__EXERCISE DETAILS__.
Output all entries verbatim. Skip pictures.

>> begin RECORDS SUPPLIED

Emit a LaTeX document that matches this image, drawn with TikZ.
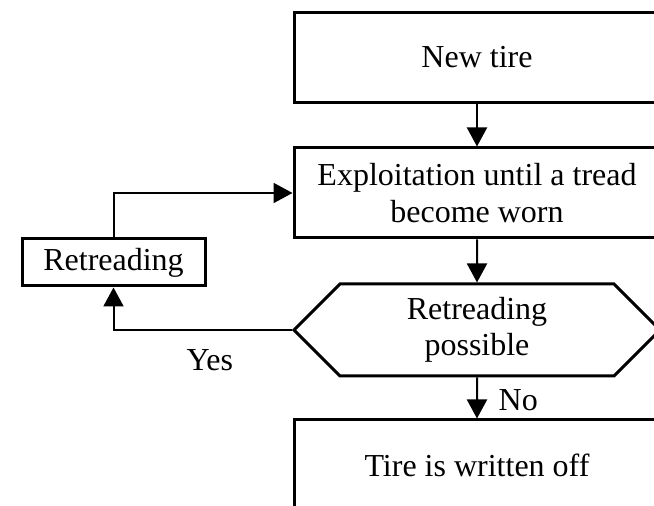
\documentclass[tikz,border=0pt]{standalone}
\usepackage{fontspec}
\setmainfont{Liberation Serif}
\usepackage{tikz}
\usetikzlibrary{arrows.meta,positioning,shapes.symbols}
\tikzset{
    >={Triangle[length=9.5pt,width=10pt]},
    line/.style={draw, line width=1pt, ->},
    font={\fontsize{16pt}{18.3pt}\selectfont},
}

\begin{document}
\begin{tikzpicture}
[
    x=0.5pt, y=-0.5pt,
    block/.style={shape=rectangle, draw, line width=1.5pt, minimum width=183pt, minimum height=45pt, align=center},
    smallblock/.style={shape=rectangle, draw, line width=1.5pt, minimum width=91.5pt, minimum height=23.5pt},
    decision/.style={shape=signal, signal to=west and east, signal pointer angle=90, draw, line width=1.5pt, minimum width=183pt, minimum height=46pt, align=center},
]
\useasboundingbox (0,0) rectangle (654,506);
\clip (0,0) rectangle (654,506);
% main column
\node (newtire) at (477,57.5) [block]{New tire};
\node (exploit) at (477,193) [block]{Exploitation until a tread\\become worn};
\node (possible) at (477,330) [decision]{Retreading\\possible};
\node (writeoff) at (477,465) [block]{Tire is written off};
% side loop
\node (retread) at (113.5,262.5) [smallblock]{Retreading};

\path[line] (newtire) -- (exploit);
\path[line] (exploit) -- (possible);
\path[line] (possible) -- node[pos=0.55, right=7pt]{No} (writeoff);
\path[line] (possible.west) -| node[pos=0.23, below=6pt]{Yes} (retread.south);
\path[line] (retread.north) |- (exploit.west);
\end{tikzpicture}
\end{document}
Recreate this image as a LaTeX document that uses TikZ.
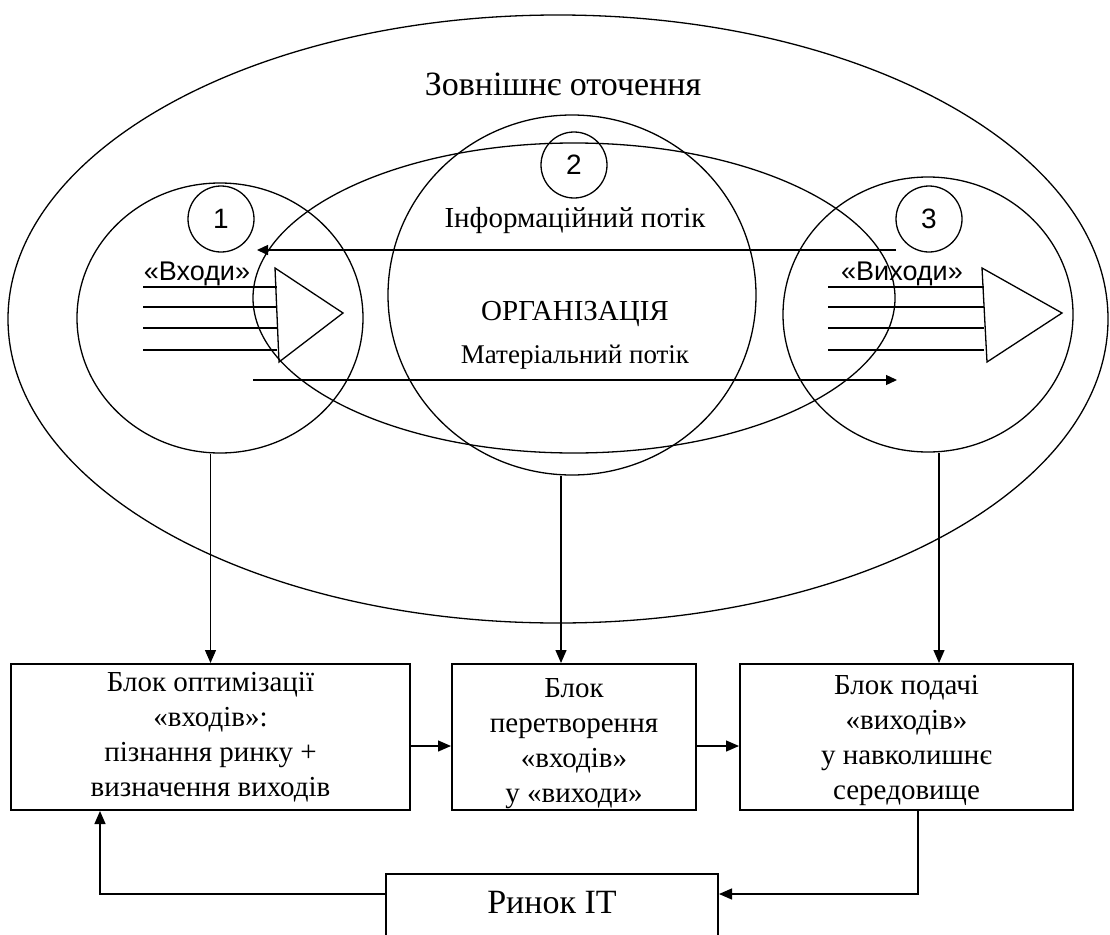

>> end RECORDS SUPPLIED

__REPLY__.
Emit a LaTeX document that matches this image, drawn with TikZ.
\documentclass[tikz,border=0pt]{standalone}
\usepackage{fontspec}
\setmainfont{Liberation Serif}
\usepackage{tikz}
\usetikzlibrary{arrows.meta,positioning,shapes.symbols}
\tikzset{
    >={Triangle[length=9.5pt,width=10pt]},
    line/.style={draw, line width=1pt, ->},
    font={\fontsize{16pt}{18.3pt}\selectfont},
}

\begin{document}
\begin{tikzpicture}
[
    x=0.5pt, y=-0.5pt,
    block/.style={shape=rectangle, draw, line width=1.5pt, minimum width=183pt, minimum height=45pt, align=center},
    smallblock/.style={shape=rectangle, draw, line width=1.5pt, minimum width=91.5pt, minimum height=23.5pt},
    decision/.style={shape=signal, signal to=west and east, signal pointer angle=90, draw, line width=1.5pt, minimum width=183pt, minimum height=46pt, align=center},
]
\useasboundingbox (0,0) rectangle (654,506);
\clip (0,0) rectangle (654,506);
% main column
\node (newtire) at (477,57.5) [block]{New tire};
\node (exploit) at (477,193) [block]{Exploitation until a tread\\become worn};
\node (possible) at (477,330) [decision]{Retreading\\possible};
\node (writeoff) at (477,465) [block]{Tire is written off};
% side loop
\node (retread) at (113.5,262.5) [smallblock]{Retreading};

\path[line] (newtire) -- (exploit);
\path[line] (exploit) -- (possible);
\path[line] (possible) -- node[pos=0.55, right=7pt]{No} (writeoff);
\path[line] (possible.west) -| node[pos=0.23, below=6pt]{Yes} (retread.south);
\path[line] (retread.north) |- (exploit.west);
\end{tikzpicture}
\end{document}
Recreate this image as a LaTeX document that uses TikZ.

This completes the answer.